I have a major case today, but I'm going to try to be fair to Nayra and the Djinn, a fine new graphic novel by Iasmin Omar Ata with lovely colors, a positive story, and a message that will resonate with a whole lot of readers younger than I am. Nayra is officially published today; you should be able to find it in all the usual ways and places you find books.
You see, I recently read another book about wishes, Djinni-adjacent, connected to Egyptian culture and Islam - Deena Mohamed's Shubeik Lubeik - and anything I say about Ata's YA book could well be me wanting it to be more like Mohamed's book for adults. That's a bad impulse! I want to make that clear. Each book, each story should be precise and particular - even things I might think of as flaws [1] can be important and specific to that book.
I'm saying all this to stop myself from doing it. Let's see if I succeed.

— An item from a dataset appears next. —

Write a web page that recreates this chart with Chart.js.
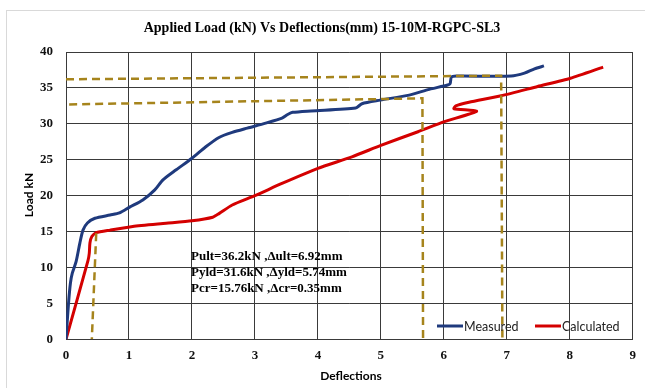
<!DOCTYPE html>
<html lang="en">
<head>
    <meta charset="UTF-8">
    <title>Applied Load Vs Deflections</title>
    <script src="https://cdn.jsdelivr.net/npm/chart.js"></script>
    <style>
        html, body { margin: 0; padding: 0; background: #fff; }
        .wrap { position: relative; width: 645px; height: 388px; }
    </style>
</head>
<body>
    <div class="wrap">
        <canvas id="loadChart" width="645" height="388"></canvas>
    </div>

    <script>
        // measured curve
        var measuredX = [0, 0.04, 0.07, 0.1, 0.16, 0.22, 0.27, 0.34, 0.46, 0.70, 0.85, 1.01, 1.22, 1.41, 1.54, 1.75, 2.0, 2.22, 2.43, 2.64, 2.88, 3.17, 3.43, 3.52, 3.6, 3.89, 4.6, 4.7, 4.99, 5.45, 5.77, 6.06, 6.1, 6.12, 6.2, 7.07, 7.28, 7.44, 7.59];
        var measuredY = [0, 5, 7.8, 9.2, 10.8, 13.4, 15.2, 16.2, 16.85, 17.3, 17.6, 18.4, 19.4, 20.8, 22.2, 23.6, 25.2, 26.8, 28.1, 28.8, 29.4, 30.1, 30.8, 31.3, 31.6, 31.8, 32.2, 32.8, 33.3, 34.0, 34.8, 35.4, 35.6, 36.5, 36.65, 36.65, 37.05, 37.65, 38.06];

        // calculated curve
        var calculatedX = [0, 0.35, 0.37, 0.38, 0.41, 0.48, 0.70, 1.06, 1.59, 2.0, 2.33, 2.43, 2.64, 3.0, 3.43, 4.0, 4.54, 5.0, 5.59, 6.01, 6.52, 6.16, 6.19, 6.4, 6.91, 7.49, 8.01, 8.53];
        var calculatedY = [0, 11.0, 12.0, 13.4, 14.3, 14.85, 15.2, 15.7, 16.15, 16.5, 17.0, 17.5, 18.7, 20.0, 21.7, 23.8, 25.4, 27.0, 28.9, 30.3, 31.75, 32.1, 32.5, 33.0, 33.9, 35.2, 36.35, 37.9];

        // dashed guide lines (ultimate, yield, cracking)
        var ultX = [0, 6.91, 6.93];
        var ultY = [36.2, 36.7, 0];
        var yldX = [0.05, 5.66, 5.67];
        var yldY = [32.7, 33.55, 0];
        var crX = [0.48, 0.41];
        var crY = [14.76, 0];

        var xTicks = [0, 1, 2, 3, 4, 5, 6, 7, 8, 9];
        var yTicks = [0, 5, 10, 15, 20, 25, 30, 35, 40];

        var notes = [
            'Pult=36.2kN ,\u0394ult=6.92mm',
            'Pyld=31.6kN ,\u0394yld=5.74mm',
            'Pcr=15.76kN ,\u0394cr=0.35mm'
        ];

        function toPoints(xs, ys) {
            var pts = [];
            for (var i = 0; i < xs.length; i++) {
                pts.push({ x: xs[i], y: ys[i] });
            }
            return pts;
        }

        var gold = '#A6841C';
        var blue = '#1F3A7D';
        var red = '#D40000';

        function dashed(xs, ys) {
            return {
                label: '',
                data: toPoints(xs, ys),
                borderColor: gold,
                borderWidth: 2.5,
                borderDash: [8, 5],
                pointRadius: 0,
                tension: 0,
                order: 0
            };
        }

        // title, axis names, frame, legend and notes
        var decorPlugin = {
            id: 'decor',
            beforeDraw: function(chart) {
                var ctx = chart.ctx;
                ctx.save();
                ctx.strokeStyle = '#d9d9d9';
                ctx.lineWidth = 1;
                ctx.strokeRect(6.5, 10.5, 700, 400);
                ctx.restore();
            },
            afterDraw: function(chart) {
                var ctx = chart.ctx;
                var area = chart.chartArea;
                ctx.save();
                ctx.fillStyle = '#000';
                ctx.textAlign = 'center';
                ctx.textBaseline = 'middle';
                ctx.font = 'bold 14px "Liberation Serif"';
                ctx.fillText('Applied Load (kN) Vs Deflections(mm) 15-10M-RGPC-SL3', 322, 28);

                ctx.font = 'bold 12px Lato';
                ctx.fillText('Deflections', 351, 376);
                ctx.save();
                ctx.translate(29, 195);
                ctx.rotate(-Math.PI / 2);
                ctx.fillText('Load kN', 0, 0);
                ctx.restore();

                // notes
                ctx.textAlign = 'left';
                ctx.font = 'bold 13px "Liberation Serif"';
                var ny = [257, 273, 288.5];
                for (var i = 0; i < notes.length; i++) {
                    ctx.fillText(notes[i], 191, ny[i]);
                }

                // legend
                var items = [
                    { label: 'Measured', color: blue, x: 437 },
                    { label: 'Calculated', color: red, x: 535 }
                ];
                ctx.font = '12.5px Lato';
                items.forEach(function(it) {
                    ctx.strokeStyle = it.color;
                    ctx.lineWidth = 3;
                    ctx.beginPath();
                    ctx.moveTo(it.x, 326);
                    ctx.lineTo(it.x + 26, 326);
                    ctx.stroke();
                    ctx.fillStyle = '#222';
                    ctx.fillText(it.label, it.x + 27, 326.5);
                });
                ctx.restore();
            }
        };

        var ctx = document.getElementById('loadChart').getContext('2d');
        var loadChart = new Chart(ctx, {
            type: 'line',
            data: {
                datasets: [
                    dashed(ultX, ultY),
                    dashed(yldX, yldY),
                    dashed(crX, crY),
                    {
                        label: 'Measured',
                        data: toPoints(measuredX, measuredY),
                        borderColor: blue,
                        borderWidth: 3,
                        pointRadius: 0,
                        tension: 0.25,
                        order: 1
                    },
                    {
                        label: 'Calculated',
                        data: toPoints(calculatedX, calculatedY),
                        borderColor: red,
                        borderWidth: 3,
                        pointRadius: 0,
                        tension: 0.2,
                        order: 2
                    }
                ]
            },
            options: {
                responsive: false,
                animation: false,
                layout: { padding: { top: 52, right: 9, left: 0, bottom: 0 } },
                plugins: {
                    legend: { display: false },
                    title: { display: false },
                    tooltip: { enabled: false }
                },
                scales: {
                    x: {
                        type: 'linear',
                        min: 0,
                        max: 9,
                        afterBuildTicks: function(axis) {
                            axis.ticks = xTicks.map(function(v) { return { value: v }; });
                        },
                        afterFit: function(axis) { axis.height = 48.7; },
                        grid: { color: '#3a3a3a', lineWidth: 1, drawTicks: false },
                        border: { color: '#3a3a3a', width: 1 },
                        ticks: {
                            padding: 9,
                            color: '#111',
                            font: { family: '"Liberation Serif"', size: 13, weight: 'bold' }
                        }
                    },
                    y: {
                        type: 'linear',
                        min: 0,
                        max: 40,
                        afterBuildTicks: function(axis) {
                            axis.ticks = yTicks.map(function(v) { return { value: v }; });
                        },
                        afterFit: function(axis) { axis.width = 66; },
                        grid: { color: '#3a3a3a', lineWidth: 1, drawTicks: false },
                        border: { color: '#3a3a3a', width: 1 },
                        ticks: {
                            padding: 13,
                            color: '#111',
                            font: { family: '"Liberation Serif"', size: 13, weight: 'bold' }
                        }
                    }
                }
            },
            plugins: [decorPlugin]
        });
    </script>
</body>
</html>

Nayra Mansour is a younger child in a high-pressure Arab-American immigrant family. She also has only one close friend at school, Rami, and is being bullied - in the mostly psychological, nasty-names way that young women are most likely to attack each other. She's feeling overwhelmed and increasingly unhappy, especially since it's Ramadan.
She's fasting all day, since that's important to her, but that makes her hungry and cranky and tired - and also gives her bullies more things to use to attack her. It's a vicious circle that only gets tighter, especially when her parents refuse to listen to her complaints - admittedly, she mostly does the nonspecific teenager-y "you don't understand me!" yell rather than trying to explain in depth, and they are equally loud and stereotypically tigerish immigrant shouty parents - and just point to her high-achieving, seemingly perfect older siblings.
In case I buried the lede above: this is very much a YA book. Nayra continually fumes and runs away and has titanic, massive emotional swings. I don't know exactly how old she is, but she is about as sixteen as it is possible to be. Readers who are many decades past their own equivalent life-stage may find they have less patience for that kind of drama, and may wish that Nayra was somewhat more constructive in her problem-solving.
But, instead, she meets a djinn, which the cover and title gives away. Marjan has their own issues and has fled the djinn world for reasons that won't be explained for a while, but that stays secondary to Nayra's problems. (Again: YA story. Big, overwhelming, all-encompassing drama.)
Nayra's new friendship with the djinn supplants her previous friendship with Rami - parenthetically, I kept getting the vibe that the relationship was hugely more important to Rami than it was to Nayra, and wasn't sure if that was supposed to be a romantic thing, but the relentless focus on Nayra and her emotions leaves that unclear - but having Marjan in her corner generally does make things better for Nayra, as the month of Ramadan rolls on.
On the other hand, Nayra has also secretly applied to transfer to another school, to get away from the bullying. Her parents don't know this, and would probably not be in favor: they don't seem to be in favor of anything other than "shut up and be a perfect student." And the bullying troubles are getting worse. And her schoolwork is taking a hit - from spending time with Marjan, from the bullying, from stress and anxiousness, from spending too much time reading about Arab folklore online, and from the physical stress of Ramadan.
So everything blows up, as it must in a YA story. It does end mostly happily, though Nayra still doesn't explain things to other people in the ways I hoped she would. Still, she's young: she has a long time to learn that skill, which will be hugely valuable. I hope she does.
As I said up top, Ata has a colorful art style that pops particularly well when showing the djinn world. The publisher compares their style to Stephen Universe, which I've never seen - it looks like plain 'ol manga-inspired western comics to me, all big eyes and huge gestures, but I am One of the Olds. Nayra is a positive, energetic, very teen-aimed book where problems are resolved non-violently and people do eventually learn to understand each other's differences, which are all good things. I found it a little too teenager for my personal taste, but I did stop being a teenager in 1989, so that's only to be expected.
[1] I'm not the authority on flaws. Other people have different opinions.